I want you to hurt like I do
(Land of dreams, 1988)
Una bellissima ballata soul, dolorosa e sentimentale, sul desiderio egoista ma umanissimo di non essere l’unico a soffrire («una specie di “We are the world”» disse lui per fare lo spiritoso).
My country
(Bad love, 1999)
Dedicata ai figli e al suo paese: si apre come una dichiarazione d’amore (“this is my country, these are my people, this is the world I understand”), salvo svelare che è la televisione che unisce tutto quanto e separa e rimbambisce tutti quanti. I tuoi ragazzi sono i tuoi ragazzi, ognuno ha la sua tv, ma tornano sempre a trovarti: e anche se li amo sono sempre un po’ contento quando vanno via.
I miss you
(Bad love, 1999)
Non si ricordano molte altre canzoni d’amore nei confronti della ex moglie da parte di cantanti felicemente risposati. Ma se anche ce ne fossero, questa è di certo la più bella.

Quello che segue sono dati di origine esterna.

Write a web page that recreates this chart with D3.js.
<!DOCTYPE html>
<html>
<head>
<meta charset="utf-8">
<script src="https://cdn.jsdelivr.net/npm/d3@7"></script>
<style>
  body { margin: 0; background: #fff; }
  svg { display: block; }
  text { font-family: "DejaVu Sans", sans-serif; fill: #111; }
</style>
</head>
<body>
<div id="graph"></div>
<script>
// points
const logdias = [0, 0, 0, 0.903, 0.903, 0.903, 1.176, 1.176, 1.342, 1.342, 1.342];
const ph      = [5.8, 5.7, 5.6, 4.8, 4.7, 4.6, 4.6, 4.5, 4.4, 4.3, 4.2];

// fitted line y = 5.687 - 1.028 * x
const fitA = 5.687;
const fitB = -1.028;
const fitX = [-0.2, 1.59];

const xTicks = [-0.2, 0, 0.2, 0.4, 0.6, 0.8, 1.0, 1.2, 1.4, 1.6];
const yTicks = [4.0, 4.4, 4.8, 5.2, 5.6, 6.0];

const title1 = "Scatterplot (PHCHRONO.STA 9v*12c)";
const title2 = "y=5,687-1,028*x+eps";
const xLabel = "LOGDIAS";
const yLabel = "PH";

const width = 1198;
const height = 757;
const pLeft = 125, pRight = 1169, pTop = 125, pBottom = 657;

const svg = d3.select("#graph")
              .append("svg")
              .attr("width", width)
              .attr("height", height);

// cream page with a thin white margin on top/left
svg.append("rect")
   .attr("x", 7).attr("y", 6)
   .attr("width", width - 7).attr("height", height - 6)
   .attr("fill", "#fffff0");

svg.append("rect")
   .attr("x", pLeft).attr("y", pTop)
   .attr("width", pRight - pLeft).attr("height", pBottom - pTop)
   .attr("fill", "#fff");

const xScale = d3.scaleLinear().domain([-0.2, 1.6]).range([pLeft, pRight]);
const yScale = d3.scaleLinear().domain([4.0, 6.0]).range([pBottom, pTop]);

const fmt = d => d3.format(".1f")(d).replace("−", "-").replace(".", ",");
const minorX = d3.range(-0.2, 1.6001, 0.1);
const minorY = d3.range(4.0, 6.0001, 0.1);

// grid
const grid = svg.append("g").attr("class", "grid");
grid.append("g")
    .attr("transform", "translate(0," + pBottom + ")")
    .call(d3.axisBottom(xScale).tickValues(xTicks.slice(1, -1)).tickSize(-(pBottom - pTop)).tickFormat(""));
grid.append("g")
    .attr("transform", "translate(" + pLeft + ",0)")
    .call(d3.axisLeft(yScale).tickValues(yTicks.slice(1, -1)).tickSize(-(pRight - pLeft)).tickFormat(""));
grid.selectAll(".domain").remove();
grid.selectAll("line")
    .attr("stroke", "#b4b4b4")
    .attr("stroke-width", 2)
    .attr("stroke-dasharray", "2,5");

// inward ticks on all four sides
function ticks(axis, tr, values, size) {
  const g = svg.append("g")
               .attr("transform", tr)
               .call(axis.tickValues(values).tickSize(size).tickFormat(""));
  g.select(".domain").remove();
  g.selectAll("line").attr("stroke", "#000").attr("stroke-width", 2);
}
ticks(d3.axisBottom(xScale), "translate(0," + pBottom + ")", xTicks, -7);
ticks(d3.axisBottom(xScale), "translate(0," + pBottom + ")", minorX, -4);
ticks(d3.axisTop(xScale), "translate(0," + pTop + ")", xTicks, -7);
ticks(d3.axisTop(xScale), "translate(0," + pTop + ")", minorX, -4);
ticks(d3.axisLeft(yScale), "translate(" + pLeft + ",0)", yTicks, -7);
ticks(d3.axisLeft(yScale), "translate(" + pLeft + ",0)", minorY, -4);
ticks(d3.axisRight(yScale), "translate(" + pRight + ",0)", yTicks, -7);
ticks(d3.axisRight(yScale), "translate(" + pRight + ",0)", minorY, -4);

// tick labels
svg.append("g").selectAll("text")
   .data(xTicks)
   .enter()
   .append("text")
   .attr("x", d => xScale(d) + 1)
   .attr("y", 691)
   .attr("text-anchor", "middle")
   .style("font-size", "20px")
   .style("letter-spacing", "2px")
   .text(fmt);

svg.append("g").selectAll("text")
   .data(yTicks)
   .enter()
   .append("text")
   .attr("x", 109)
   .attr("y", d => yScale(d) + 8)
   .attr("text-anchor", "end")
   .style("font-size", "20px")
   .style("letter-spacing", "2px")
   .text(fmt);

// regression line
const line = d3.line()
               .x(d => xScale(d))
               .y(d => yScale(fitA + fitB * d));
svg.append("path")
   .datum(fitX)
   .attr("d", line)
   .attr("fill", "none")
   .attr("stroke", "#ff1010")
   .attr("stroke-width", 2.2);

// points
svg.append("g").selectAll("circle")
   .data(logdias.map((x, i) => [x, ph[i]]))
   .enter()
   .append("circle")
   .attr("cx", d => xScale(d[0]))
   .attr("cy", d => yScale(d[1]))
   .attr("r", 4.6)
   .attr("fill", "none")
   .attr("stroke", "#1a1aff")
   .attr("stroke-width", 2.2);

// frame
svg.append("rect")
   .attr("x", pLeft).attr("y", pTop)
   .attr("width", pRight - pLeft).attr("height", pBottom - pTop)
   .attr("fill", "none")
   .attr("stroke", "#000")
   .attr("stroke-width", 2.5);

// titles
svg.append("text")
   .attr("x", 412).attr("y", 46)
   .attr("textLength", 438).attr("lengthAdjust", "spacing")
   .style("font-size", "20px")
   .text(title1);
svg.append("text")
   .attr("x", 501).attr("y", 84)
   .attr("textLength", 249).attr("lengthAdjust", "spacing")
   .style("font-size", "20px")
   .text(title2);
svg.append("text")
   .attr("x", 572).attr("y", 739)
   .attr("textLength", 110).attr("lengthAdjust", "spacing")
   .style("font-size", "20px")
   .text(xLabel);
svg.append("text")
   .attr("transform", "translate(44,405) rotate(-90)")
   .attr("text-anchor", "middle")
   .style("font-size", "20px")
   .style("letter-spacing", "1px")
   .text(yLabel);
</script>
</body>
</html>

A few words in defense of our country
(singolo, 2007)
Solo il piano e lui, che ne dice di tutti i colori a chi manda avanti il suo paese, e fa paragoni ironici con i grandi imperi del passato. L’ha cantata quando è stato invitato da Steve Jobs a chiudere l’annuale keynote di Apple, nel 2008. L’azienda più cool del pianeta, e un signore di 65 anni.